Trump has tried to cast DeSantis as a Trojan horse who apes populist and “America First” positions on the campaign trail but who, once elected, will revert to Bush Republicanism. Foreign policy is a big part of that critique, although DeSantis’s positions are further from Bush’s than those of Haley or former Vice President Mike Pence, who both served under Trump.
DeSantis’s position on border security is clearer from his time as governor. He bused migrants to the wealthy liberal enclave of Martha’s Vineyard in protest of Biden’s border policies and was heartily condemned by the White House for using them as “political pawns.”

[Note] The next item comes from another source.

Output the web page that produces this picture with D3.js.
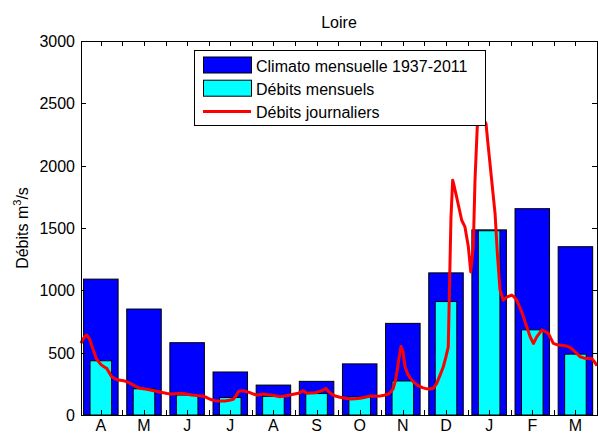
<!DOCTYPE html>
<html>
<head>
<meta charset="utf-8">
<script src="https://cdn.jsdelivr.net/npm/d3@7"></script>
<style>
  html, body { margin: 0; padding: 0; background: #fff; }
  svg { display: block; font-family: "Liberation Sans", Arial, Helvetica, sans-serif; }
</style>
</head>
<body>
<svg id="chart" width="598" height="434"></svg>
<script>
// --- DATA ---
const months = ['A', 'M', 'J', 'J', 'A', 'S', 'O', 'N', 'D', 'J', 'F', 'M'];
const climato = [1090, 850, 580, 345, 240, 270, 410, 735, 1140, 1485, 1655, 1350];
const mensuels = [435, 210, 160, 140, 150, 172, 145, 273, 910, 1478, 683, 488];
const yTicks = [0, 500, 1000, 1500, 2000, 2500, 3000];

// daily flow, day 0 = 1 April
const dailyDays = [0, 1, 2.5, 4, 5, 6.4, 7.5, 8.7, 10, 11.1, 13, 14.6, 16.5, 18.2, 20, 21.7, 24, 26.4, 29, 31.1,
    33.5, 35.9, 39, 41.7, 44, 46.5, 49, 52.3, 55, 58.2, 61, 64.2, 67, 71.2, 75, 78.3, 82, 85.4, 88, 90,
    92.5, 94.8, 98, 101.9, 105, 107.7, 109.5, 111.3, 113, 114.8, 117, 119.5, 122, 124.3, 127, 129, 132, 134.9,
    138, 140.8, 144, 147.8, 151, 153.7, 155.5, 157.2, 159.7, 162, 165.5, 168, 170.3, 173.3, 175, 177.3,
    180, 183.2, 187, 190.3, 194, 197.3, 201, 204.4, 208, 211.5, 214.5, 217.4, 219.5, 220.9, 222.5, 223.7,
    225, 226.4, 227.8, 229.2, 231, 232.7, 235.5, 238.6, 241.5, 244.5, 247, 249.2, 251.6, 254, 256.3, 258,
    259.8, 260.7, 261.7, 262.9, 263.7, 264.6, 265.5, 266.2, 267.8, 269.3, 271.6, 274, 275.7, 277.5, 278.7,
    280.3, 282.2, 284.4, 286.5, 288.1, 290.5, 292.9, 294.5, 296.4, 298.7, 299.9, 302, 304.7, 306.5, 308.2,
    311.7, 315.3, 318, 320, 322.4, 325.9, 328, 330.6, 334.1, 337.6, 340.5, 343.6, 346, 348.2, 351, 353,
    355.5, 357.7, 361.2, 363, 365];
const dailyFlow = [575, 600, 628, 641, 630, 600, 560, 521, 480, 446, 420, 400, 385, 374, 340, 307, 292, 280, 276, 272,
    262, 248, 228, 214, 210, 206, 200, 192, 186, 179, 172, 168, 170, 174, 166, 160, 156, 152, 145, 134,
    122, 115, 112, 112, 118, 126, 150, 187, 193, 195, 188, 179, 168, 160, 165, 168, 163, 160,
    152, 147, 152, 160, 168, 174, 185, 195, 174, 176, 179, 186, 195, 214, 190, 168,
    152, 142, 135, 128, 130, 134, 143, 152, 150, 152, 158, 168, 190, 214, 280, 360,
    460, 550, 507, 387, 330, 300, 260, 235, 220, 210, 208, 214, 254, 320, 387, 460,
    547, 1050, 1580, 1883, 1850, 1803, 1760, 1723, 1640, 1562, 1509, 1349, 1148, 1349, 1883,
    2310, 2440, 2380, 2337, 2150, 1883, 1616, 1300, 1002, 921, 935, 950, 962, 945, 921,
    830, 707, 620, 574, 627, 681, 672, 655, 574, 561, 558, 553, 540, 521, 490, 467,
    458, 454, 454, 430, 395];

// --- SETUP ---
const svg = d3.select('#chart');
const margin = { left: 81, right: 597, top: 41, bottom: 415 };

const x = d3.scaleLinear().domain([0.54, 12.5]).range([margin.left, margin.right]);
const xDay = d3.scaleLinear().domain([0, 365]).range([margin.left, margin.right]);
const y = d3.scaleLinear().domain([0, 3000]).range([margin.bottom, margin.top]);

// --- BARS ---
svg.append('g')
    .selectAll('rect')
    .data(climato)
    .enter().append('rect')
    .attr('x', (d, i) => x(i + 1 - 0.4))
    .attr('width', x(1.8) - x(1))
    .attr('y', d => y(d))
    .attr('height', d => y(0) - y(d))
    .attr('fill', '#0000ff')
    .attr('stroke', '#000')
    .attr('stroke-width', 1);

svg.append('g')
    .selectAll('rect')
    .data(mensuels)
    .enter().append('rect')
    .attr('x', (d, i) => x(i + 1 - 0.25))
    .attr('width', x(1.5) - x(1))
    .attr('y', d => y(d))
    .attr('height', d => y(0) - y(d))
    .attr('fill', '#00ffff')
    .attr('stroke', '#000')
    .attr('stroke-width', 1);

// --- DAILY LINE ---
const line = d3.line()
    .x((d, i) => xDay(dailyDays[i]))
    .y(d => y(d));

svg.append('path')
    .datum(dailyFlow)
    .attr('d', line)
    .attr('fill', 'none')
    .attr('stroke', '#ff0000')
    .attr('stroke-width', 3)
    .attr('stroke-linejoin', 'round');

// --- AXES ---
const axes = svg.append('g');
const halfTicks = d3.range(1, 12.51, 0.5);

// box
axes.append('rect')
    .attr('x', margin.left + 0.5)
    .attr('y', margin.top + 0.5)
    .attr('width', margin.right - margin.left)
    .attr('height', margin.bottom - margin.top)
    .attr('fill', 'none')
    .attr('stroke', '#000')
    .attr('stroke-width', 1);

// x ticks top and bottom
axes.selectAll('.xt-top')
    .data(halfTicks)
    .enter().append('line')
    .attr('x1', d => Math.round(x(d)) + 0.5).attr('x2', d => Math.round(x(d)) + 0.5)
    .attr('y1', margin.top).attr('y2', margin.top + 5)
    .attr('stroke', '#000');

axes.selectAll('.xt-bot')
    .data(halfTicks)
    .enter().append('line')
    .attr('x1', d => Math.round(x(d)) + 0.5).attr('x2', d => Math.round(x(d)) + 0.5)
    .attr('y1', margin.bottom - 5).attr('y2', margin.bottom)
    .attr('stroke', '#000');

// y ticks left and right
axes.selectAll('.yt-left')
    .data(yTicks)
    .enter().append('line')
    .attr('x1', margin.left).attr('x2', margin.left + 5)
    .attr('y1', d => Math.round(y(d)) + 0.5).attr('y2', d => Math.round(y(d)) + 0.5)
    .attr('stroke', '#000');

axes.selectAll('.yt-right')
    .data(yTicks)
    .enter().append('line')
    .attr('x1', margin.right - 5).attr('x2', margin.right)
    .attr('y1', d => Math.round(y(d)) + 0.5).attr('y2', d => Math.round(y(d)) + 0.5)
    .attr('stroke', '#000');

// y tick labels
axes.selectAll('.yl')
    .data(yTicks)
    .enter().append('text')
    .attr('x', 75)
    .attr('y', d => y(d) + 6)
    .attr('text-anchor', 'end')
    .attr('font-size', 16)
    .text(d => d);

// x tick labels (the reference crops them at the bottom edge; keep them just inside)
axes.selectAll('.xl')
    .data(months)
    .enter().append('text')
    .attr('x', (d, i) => x(i + 1))
    .attr('y', 431)
    .attr('text-anchor', 'middle')
    .attr('font-size', 16)
    .text(d => d);

// title
svg.append('text')
    .attr('x', 339)
    .attr('y', 28)
    .attr('text-anchor', 'middle')
    .attr('font-size', 16)
    .text('Loire');

// y label
const ylab = svg.append('text')
    .attr('transform', 'translate(28,' + ((margin.top + margin.bottom) / 2) + ') rotate(-90)')
    .attr('text-anchor', 'middle')
    .attr('font-size', 16);
ylab.append('tspan').text('Débits m');
ylab.append('tspan').attr('dy', -7).attr('font-size', 11).text('3');
ylab.append('tspan').attr('dy', 7).text('/s');

// --- LEGEND ---
const legend = svg.append('g');
legend.append('rect')
    .attr('x', 194.5).attr('y', 50.5)
    .attr('width', 291).attr('height', 75)
    .attr('fill', '#fff')
    .attr('stroke', '#000');

const legendItems = [
    { label: 'Climato mensuelle 1937-2011', kind: 'bar', color: '#0000ff' },
    { label: 'Débits mensuels', kind: 'bar', color: '#00ffff' },
    { label: 'Débits journaliers', kind: 'line', color: '#ff0000' }
];

legendItems.forEach((d, i) => {
    const cy = 65 + i * 23.2;
    if (d.kind === 'bar') {
        legend.append('rect')
            .attr('x', 203.5).attr('y', cy - 8)
            .attr('width', 48).attr('height', 16)
            .attr('fill', d.color)
            .attr('stroke', '#000');
    } else {
        legend.append('line')
            .attr('x1', 203).attr('x2', 251)
            .attr('y1', cy).attr('y2', cy)
            .attr('stroke', d.color)
            .attr('stroke-width', 3);
    }
    legend.append('text')
        .attr('x', 256)
        .attr('y', cy + 6.5)
        .attr('font-size', 16)
        .text(d.label);
});
</script>
</body>
</html>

“We’ve had periods where we had high immigration levels that we have had success. We’ve also had periods where we have great success with immigration levels being very low, such as … [in] the decades after World War II,” DeSantis told the National Conservatism Conference in Miami, a populist Right gathering that first gained influence under Trump. “So the issue is, how does immigration serve the people of the United States and the national interest? We’re not globalists who believe that foreigners have a right to come into our country whenever they want to.”
CLICK HERE TO READ MORE FROM THE WASHINGTON EXAMINER
If DeSantis enters the race for the GOP nomination in the coming weeks, as is widely expected, his team of foreign policy advisers will begin to take shape, giving more clues to how he would engage with the world.
For now, DeSantis is focused on exporting his Florida values to other states.